Study of the rheological properties and crystallization behavior of branched PP/silicate composites

Abstract

Long-chain branched-polypropylene (LCB-PP) was prepared by melt grafting, and LCB-PP/silicate composites were prepared by adding 1–7 wt% silicate using a mini-compounder at 190 °C. The chemical structure of the LCB-PP was confirmed by the existence of a –C=C–H-stretching peak at 3100, cm−1 in the Fourier transform infrared spectrum. LCB-PP and the LCB-PP/silicate composites exhibited unusual rheological properties, including high shear-thinning tendency and elasticity. Shear-thinning tendency and elasticity were highest in the composite containing 5 wt% silicate. These effects were confirmed by oscillatory rheological measurements. The crystallization behavior of LCB-PP and the silicate composite were investigated using a non-isothermal process proposed by Ozawa. The exothermic pattern of the composite is narrower and sharper than those of PP and branched PP. The extending exponents were 3.6 for PP, 2.4 for LCB-PP and 1.5 for the composite.

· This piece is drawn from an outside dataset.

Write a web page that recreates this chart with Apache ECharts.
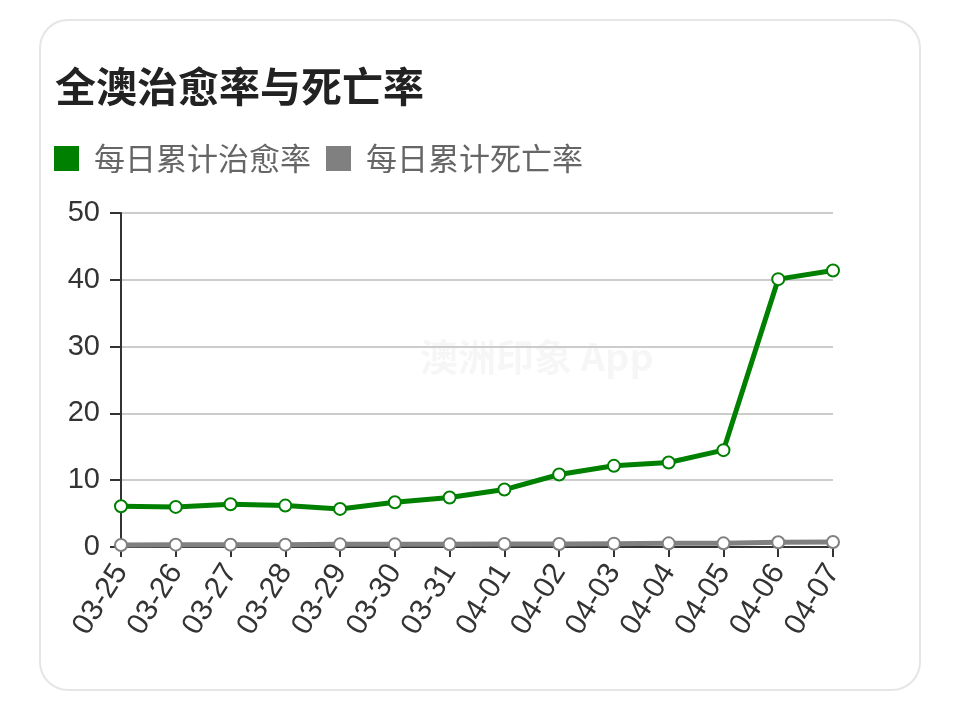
<!DOCTYPE html>
<html>
<head>
<meta charset="utf-8">
<script src="https://cdn.jsdelivr.net/npm/echarts@6/dist/echarts.min.js"></script>
<style>
html,body{margin:0;padding:0;background:#fff;}
#chart{width:962px;height:708px;}
</style>
</head>
<body>
<div id="chart"></div>
<script>
const titleText = '全澳治愈率与死亡率';
const categories = ['03-25','03-26','03-27','03-28','03-29','03-30','03-31','04-01','04-02','04-03','04-04','04-05','04-06','04-07'];
const seriesNames = ['每日累计治愈率','每日累计死亡率'];
const recoveryRate = [6.1, 6.0, 6.4, 6.2, 5.7, 6.7, 7.4, 8.6, 10.85, 12.15, 12.65, 14.5, 40.1, 41.4];
const deathRate = [0.3, 0.35, 0.35, 0.35, 0.4, 0.4, 0.4, 0.45, 0.45, 0.5, 0.55, 0.55, 0.7, 0.75];
const yTicks = [0, 10, 20, 30, 40, 50];

const FONT = '"Liberation Sans", "Noto Sans CJK SC", sans-serif';
const chart = echarts.init(document.getElementById('chart'));
chart.setOption({
  animation: false,
  backgroundColor: '#fff',
  graphic: [
    { type: 'rect', z: -10, shape: { x: 40, y: 20, width: 880, height: 670, r: 28 },
      style: { fill: '#fff', stroke: '#e6e6e6', lineWidth: 2 } },
    { type: 'text', z: -5, left: 420, top: 338,
      style: { text: '澳洲印象 App', fill: 'rgba(0,0,0,0.035)', font: 'bold 38px "Noto Sans CJK SC", sans-serif' } }
  ],
  title: {
    text: titleText, left: 50, top: 61,
    textStyle: { fontSize: 41, fontWeight: 'bold', color: '#222', fontFamily: '"Noto Sans CJK SC", sans-serif' }
  },
  legend: {
    data: seriesNames, left: 49, top: 138, icon: 'rect',
    itemWidth: 25, itemHeight: 25, itemGap: 15,
    textStyle: { fontSize: 31, color: '#666', fontFamily: '"Noto Sans CJK SC", sans-serif', padding: [0, 0, 0, 10] }
  },
  grid: { left: 121, right: 129, top: 213, bottom: 161, containLabel: false },
  xAxis: {
    type: 'category', data: categories, boundaryGap: false,
    axisLine: { lineStyle: { color: '#333', width: 2 } },
    axisTick: { show: true, length: 10, lineStyle: { color: '#333', width: 2 } },
    axisLabel: { rotate: 58, fontSize: 30, color: '#333', margin: 20, fontFamily: FONT, interval: 0 },
    splitLine: { show: false }
  },
  yAxis: {
    type: 'value', min: yTicks[0], max: yTicks[yTicks.length - 1], interval: 10,
    axisLine: { show: true, lineStyle: { color: '#333', width: 2 } },
    axisTick: { show: true, length: 11, lineStyle: { color: '#333', width: 2 } },
    axisLabel: { fontSize: 29, color: '#333', margin: 21, fontFamily: FONT },
    splitLine: { lineStyle: { color: '#ccc', width: 2 } }
  },
  series: [
    { name: seriesNames[0], type: 'line', data: recoveryRate, color: '#008000',
      symbol: 'emptyCircle', symbolSize: 12, lineStyle: { width: 5, color: '#008000' },
      itemStyle: { color: '#008000', borderWidth: 2 }, z: 3 },
    { name: seriesNames[1], type: 'line', data: deathRate, color: '#808080',
      symbol: 'emptyCircle', symbolSize: 12, lineStyle: { width: 5, color: '#808080' },
      itemStyle: { color: '#808080', borderWidth: 2 }, z: 2 }
  ]
});
</script>
</body>
</html>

These behaviors can be interpreted by speculating that the silicate in the PP matrix functions as a seed for crystallization and alters the crystallization process. The slopes of G″–G′ decreased to 1.21 for the long-chain branched-polypropylene (LCB-PP) and 1.07 for PP-F07-S5. A decreased slope indicates an increase in elasticity, shear thinning effect and melt strength. The extending Avrami analysis proposed by Ozawa applied to PP, LCP-PP and the composite. The exponents were 3.6 for PP, 2.4 for LCB-PP and 1.5 for the composite.